We’re starting a new year, which means many of us are planning ahead for our FTSE 100 investments.
The trouble is, I can’t remember a start to a year when we’ve been more spoiled for choice. We had a lot of superb cheap stocks to pick in 2023. And now, I’d say the stock market outlook is brighter. Yet those cheap shares still look super cheap to me.
So what’s this 10% dividend yield? It’s British American Tobacco (LSE: BATS).
Share price down again
After a surge in 2022, the share price has collapsed again.
The stock’s price-to-earnings (P/E) ratio is now down to a bit over six. For any company that’s not about to go bust, I reckon that could be a steal. So what’s wrong now?
Well, forecasts show a bit of a wobble in the next couple of years. Nothing big, but just a slight fall in earnings.
Has that spooked the market into thinking the inevitable end of the tobacco industry is a bit closer now? Maybe.
Not so bad
But I don’t think I see cause for alarm.
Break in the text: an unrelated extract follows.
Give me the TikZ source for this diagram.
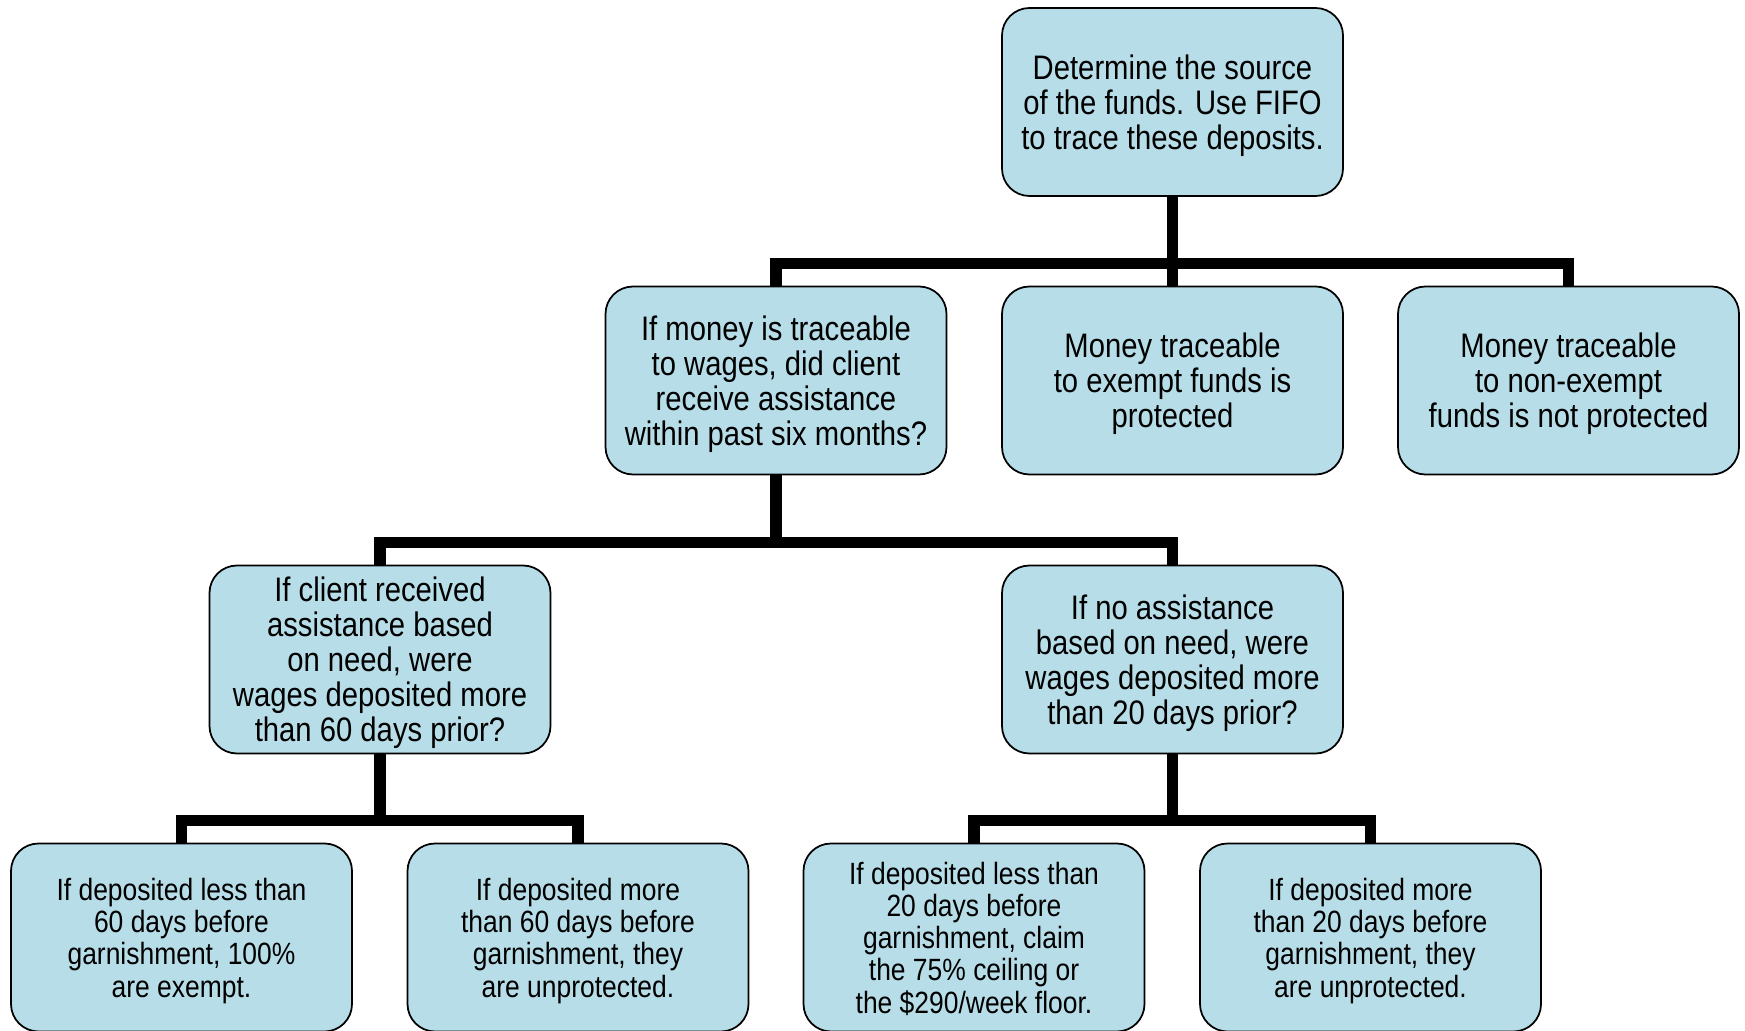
\documentclass[tikz,border=0pt]{standalone}
\usepackage{fontspec}
\setmainfont{Liberation Sans}[FakeStretch=0.86]
\definecolor{boxfill}{HTML}{B7DEE8}

\begin{document}
\begin{tikzpicture}[x=0.4pt, y=-0.4pt,
stepnode/.style={rectangle, rounded corners=11pt, draw=black, line width=0.7pt, fill=boxfill, minimum width=136.4pt, minimum height=75.2pt, inner sep=0pt, align=center, font=\fontsize{13.6}{14}\selectfont, text depth=-0.7pt},
leafnode/.style={stepnode, font=\fontsize{12.3}{12.9}\selectfont, text depth=-3pt},
link/.style={line width=4.5pt},
]
\fill[white] (0,0) rectangle (1745,1031);
\useasboundingbox (0,0) rectangle (1745,1031);

\node[stepnode]          (source)    at (1172.5,102)   {Determine the source\\of the funds. Use FIFO\\to trace these deposits.};
\node[stepnode]          (wages)     at (776,380.5)    {If money is traceable\\to wages, did client\\receive assistance\\within past six months?};
\node[stepnode]          (exempt)    at (1172.5,380.5) {Money traceable\\to exempt funds is\\protected};
\node[stepnode]          (nonexempt) at (1568.5,380.5) {Money traceable\\to non-exempt\\funds is not protected};
\node[stepnode]          (need)      at (380,659.5)    {If client received\\assistance based\\on need, were\\wages deposited more\\than 60 days prior?};
\node[stepnode]          (noneed)    at (1172.5,659.5) {If no assistance\\based on need, were\\wages deposited more\\than 20 days prior?};
\node[leafnode]          (lesssixty) at (181.5,937.5)  {If deposited less than\\60 days before\\garnishment, 100\%\\are exempt.};
\node[leafnode]          (moresixty) at (578,937.5)    {If deposited more\\than 60 days before\\garnishment, they\\are unprotected.};
\node[leafnode]          (lesstwenty) at (974,937.5)   {If deposited less than\\20 days before\\garnishment, claim\\the 75\% ceiling or\\the \$290/week floor.};
\node[leafnode]          (moretwenty) at (1370.5,937.5) {If deposited more\\than 20 days before\\garnishment, they\\are unprotected.};

\draw[link] (source.south) -- ++(0,67) -| (wages.north);
\draw[link] (source.south) -- ++(0,67) -| (exempt.north);
\draw[link] (source.south) -- ++(0,67) -| (nonexempt.north);
\draw[link] (wages.south) -- ++(0,67) -| (need.north);
\draw[link] (wages.south) -- ++(0,67) -| (noneed.north);
\draw[link] (need.south) -- ++(0,66) -| (lesssixty.north);
\draw[link] (need.south) -- ++(0,66) -| (moresixty.north);
\draw[link] (noneed.south) -- ++(0,66) -| (lesstwenty.north);
\draw[link] (noneed.south) -- ++(0,66) -| (moretwenty.north);

\end{tikzpicture}
\end{document}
The softer forecast for 2024 comes after what looks like a bumper year in 2023. We should have those results on 9 February.
And I think fears for the decline of the industry are overdone. I was hearing the same 10 years ago, and the years since have brought more profit growth and big dividends.
There’s an ethical thing too, and that does concern me — each of us, of course, needs to decide on that for ourselves.
But I do like the way the firm is putting so much into new kinds of products. In a December update, CEO Tadeu Marroco said: “We now expect New Categories to be broadly breakeven in 2023, two years ahead of our original target.” That’s impressive.
Outlook
In fact, the whole thing was big on this ‘Building a Smokeless World’ drive, and the board aims to get 50% of revenue from non-combustibles by 2035.
It also said: “We will continue to reward shareholders through our strong cash returns, including our progressive dividend, and, once the middle of our leverage range is reached, we will evaluate all opportunities to return excess cash to our shareholders.“
That bodes well for the headline 10% dividend yield. Analysts seem to think it will rise a bit in the next two years too. They have it at 11% by 2025.
Bottom line
Now, I can’t ignore the risk here. There’s the long-term risk to the business, even with the shift to new product types. In the time between now and 2035, and that 50% revenue aim, who knows what might happen?
I also see a fair chance we could be in for a long spell of weak British American share prices, through market fears. That P/E of six could be here for some time… or even fall.
But the 10% dividend does look good to me. I put this in my top five FTSE 100 candidates.